EXERCISE BRIEF: Leaving out every picture, retype the lines below from the top through the one that contains "(0,0) rectangle (951,559);".

DATA BLOCK:
+--

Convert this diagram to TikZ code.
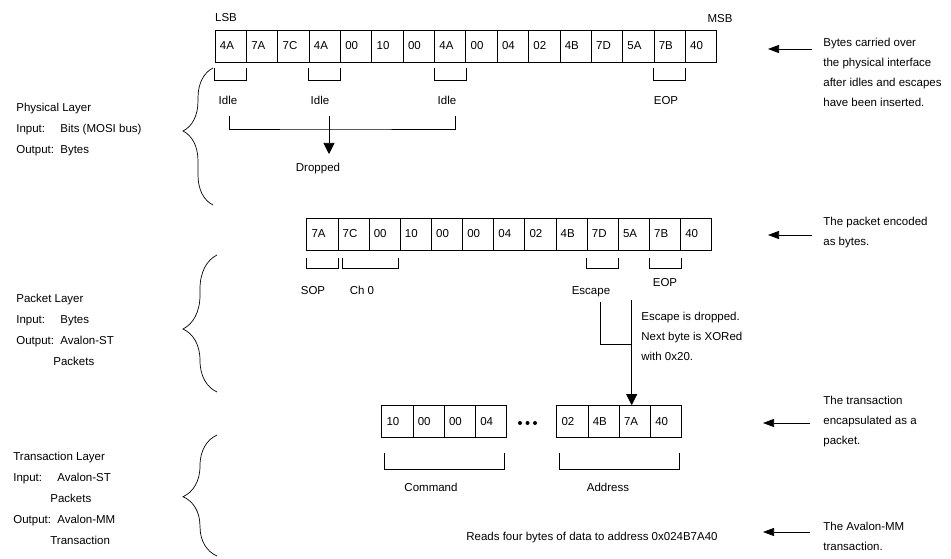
\documentclass[tikz,border=0pt]{standalone}
\usepackage{fontspec}
\setmainfont{Liberation Sans}
\usetikzlibrary{arrows.meta,decorations.pathreplacing,calc}

% bracket under a run of cells: [inset]{first}{last}{gap}{depth}
\newcommand{\brk}[5][0pt]{\draw ([xshift=#1,yshift=-#4]#2.south west) |- ([xshift=-#1,yshift=-#5]#3.south east) -- ([xshift=-#1,yshift=-#4]#3.south east);}
\newcommand{\field}[1]{\makebox[44pt][l]{#1}}
\newcommand{\indnt}{\hspace*{37pt}}

\begin{document}
\begin{tikzpicture}[x=1pt,y=-1pt,
        font=\fontsize{11.5}{20}\selectfont,
        line width=0.7pt,
        every node/.style={inner sep=1pt},
        cell/.style={
        draw, minimum width=#1, minimum height=32,
        inner xsep=4.5pt, text width=21.5pt, align=left},
        lbl/.style={text height=8.4pt, text depth=0pt},
        layer/.style={anchor=west, align=left,
        font=\fontsize{11.5}{21}\selectfont},
        note/.style={anchor=west, align=left},
        ptr/.style={-{Triangle[length=11pt,width=8pt]}},
        downarr/.style={-{Triangle[length=11pt,width=11pt]}},
        ]
        \useasboundingbox (0,0) rectangle (951,559);

        % layers
        \node[layer] (phys) at (15,130) {Physical Layer\\\field{Input:}Bits (MOSI bus)\\\field{Output:}Bytes};
        \node[layer] (pkt) at (15,330) {Packet Layer\\\field{Input:}Bytes\\\field{Output:}Avalon-ST\\\indnt Packets};
        \node[layer] (trans) at (12,498) {Transaction Layer\\\field{Input:}Avalon-ST\\\indnt Packets\\\field{Output:}Avalon-MM\\\indnt Transaction};

        \draw [decorate, decoration={brace, amplitude=30pt, aspect=0.54}] (213,205) -- (213,68);
        \draw [decorate, decoration={brace, amplitude=34pt, aspect=0.46}] (217,392) -- (217,255);
        \draw [decorate, decoration={brace, amplitude=34pt, aspect=0.49}] (217,556) -- (217,435);

        % physical bytes
        \foreach \b [count=\i] in {4A,7A,7C,4A,00,10,00,4A,00,04,02,4B,7D,5A,7B,40}
            \node[cell=31.35] (t\i) at ({215+31.35*(\i-0.5)},46) {\b};
        \node[lbl] (lsb) at (226,17.5) {LSB};
        \node[lbl] (msb) at (720,18) {MSB};

        \brk{t1}{t1}{6pt}{18pt}
        \brk{t4}{t4}{6pt}{18pt}
        \brk{t8}{t8}{6pt}{18pt}
        \brk{t15}{t15}{6pt}{18pt}

        \node[lbl] (idle1) at (228,100) {Idle};
        \node[lbl] (idle2) at (320,100) {Idle};
        \node[lbl] (idle3) at (447,100) {Idle};
        \node[lbl] (eop1) at (666,100) {EOP};
        \node[lbl] (dropped) at (318,167) {Dropped};

        \coordinate (j1) at (229,116);
        \coordinate (j2) at (329,116);
        \coordinate (j3) at (455,116);
        \coordinate (merge) at (329,129);
        \coordinate (drop) at (329,154);
        \draw (j1) |- (merge) -| (j3);
        \draw (j2) -- (merge);
        \draw [downarr] (merge) -- (drop);

        % packet bytes
        \foreach \b [count=\i] in {7A,7C,00,10,00,00,04,02,4B,7D,5A,7B,40}
            \node[cell=31.15] (m\i) at ({306.7+31.15*(\i-0.5)},234) {\b};

        \brk{m1}{m1}{8pt}{18pt}
        \draw ([xshift=4.4pt,yshift=-8pt]m2.south west) |- ([xshift=-2.6pt,yshift=-18pt]m3.south east) -- ([xshift=-2.6pt,yshift=-8pt]m3.south east);
        \brk{m10}{m10}{8pt}{18pt}
        \brk{m12}{m12}{8pt}{18pt}

        \node[lbl] (sop) at (313,290) {SOP};
        \node[lbl] (ch) at (362,290) {Ch 0};
        \node[lbl] (esc) at (591,290) {Escape};
        \node[lbl] (eop2) at (665,282) {EOP};

        \coordinate (e1) at (600.7,302);
        \coordinate (e2) at (631.7,344);
        \coordinate (xor) at (631.7,300);
        \draw (e1) |- (e2);
        \node[note] (xornote) at (640,336) {Escape is dropped.\\Next byte is XORed\\with 0x20.};

        % transaction bytes
        \foreach \b [count=\i] in {10,00,00,04}
            \node[cell=31.25] (c\i) at ({381.7+31.25*(\i-0.5)},421.5) {\b};
        \foreach \b [count=\i] in {02,4B,7A,40}
            \node[cell=31.25] (a\i) at ({556.7+31.25*(\i-0.5)},421.5) {\b};
        \foreach \x in {520,527.5,535}
            \fill (\x,423) circle (2);

        \draw [downarr] (xor) -- (xor |- a3.north);

        \brk[2.5pt]{c1}{c4}{15pt}{31pt}
        \brk[2.5pt]{a1}{a4}{15pt}{31pt}
        \node[lbl] (cmd) at (431,487) {Command};
        \node[lbl] (addr) at (608,487) {Address};
        \node[lbl] (reads) at (592,536) {Reads four bytes of data to address 0x024B7A40};

        % notes on the right
        \node[note] (note1) at (822,72.7) {Bytes carried over\\the physical interface\\after idles and escapes\\have been inserted.};
        \node[note] (note2) at (822,233) {The packet encoded\\as bytes.};
        \node[note] (note3) at (822,422) {The transaction\\encapsulated as a\\packet.};
        \node[note] (note4) at (822,536) {The Avalon-MM\\transaction.};

        \foreach \n/\y/\a/\b in {1/49/812/768, 2/235/812/768, 3/423/810/763, 4/532/810/763}{
            \coordinate (from\n) at (\a,\y);
            \coordinate (to\n) at (\b,\y);
            \draw [ptr] (from\n) -- (to\n);
        }
    \end{tikzpicture}
\end{document}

+--

EXPECTED ANSWER:
Convert this diagram to TikZ code.
\documentclass[tikz,border=0pt]{standalone}
\usepackage{fontspec}
\setmainfont{Liberation Sans}
\usetikzlibrary{arrows.meta,decorations.pathreplacing,calc}

% bracket under a run of cells: [inset]{first}{last}{gap}{depth}
\newcommand{\brk}[5][0pt]{\draw ([xshift=#1,yshift=-#4]#2.south west) |- ([xshift=-#1,yshift=-#5]#3.south east) -- ([xshift=-#1,yshift=-#4]#3.south east);}
\newcommand{\field}[1]{\makebox[44pt][l]{#1}}
\newcommand{\indnt}{\hspace*{37pt}}

\begin{document}
\begin{tikzpicture}[x=1pt,y=-1pt,
        font=\fontsize{11.5}{20}\selectfont,
        line width=0.7pt,
        every node/.style={inner sep=1pt},
        cell/.style={
        draw, minimum width=#1, minimum height=32,
        inner xsep=4.5pt, text width=21.5pt, align=left},
        lbl/.style={text height=8.4pt, text depth=0pt},
        layer/.style={anchor=west, align=left,
        font=\fontsize{11.5}{21}\selectfont},
        note/.style={anchor=west, align=left},
        ptr/.style={-{Triangle[length=11pt,width=8pt]}},
        downarr/.style={-{Triangle[length=11pt,width=11pt]}},
        ]
        \useasboundingbox (0,0) rectangle (951,559);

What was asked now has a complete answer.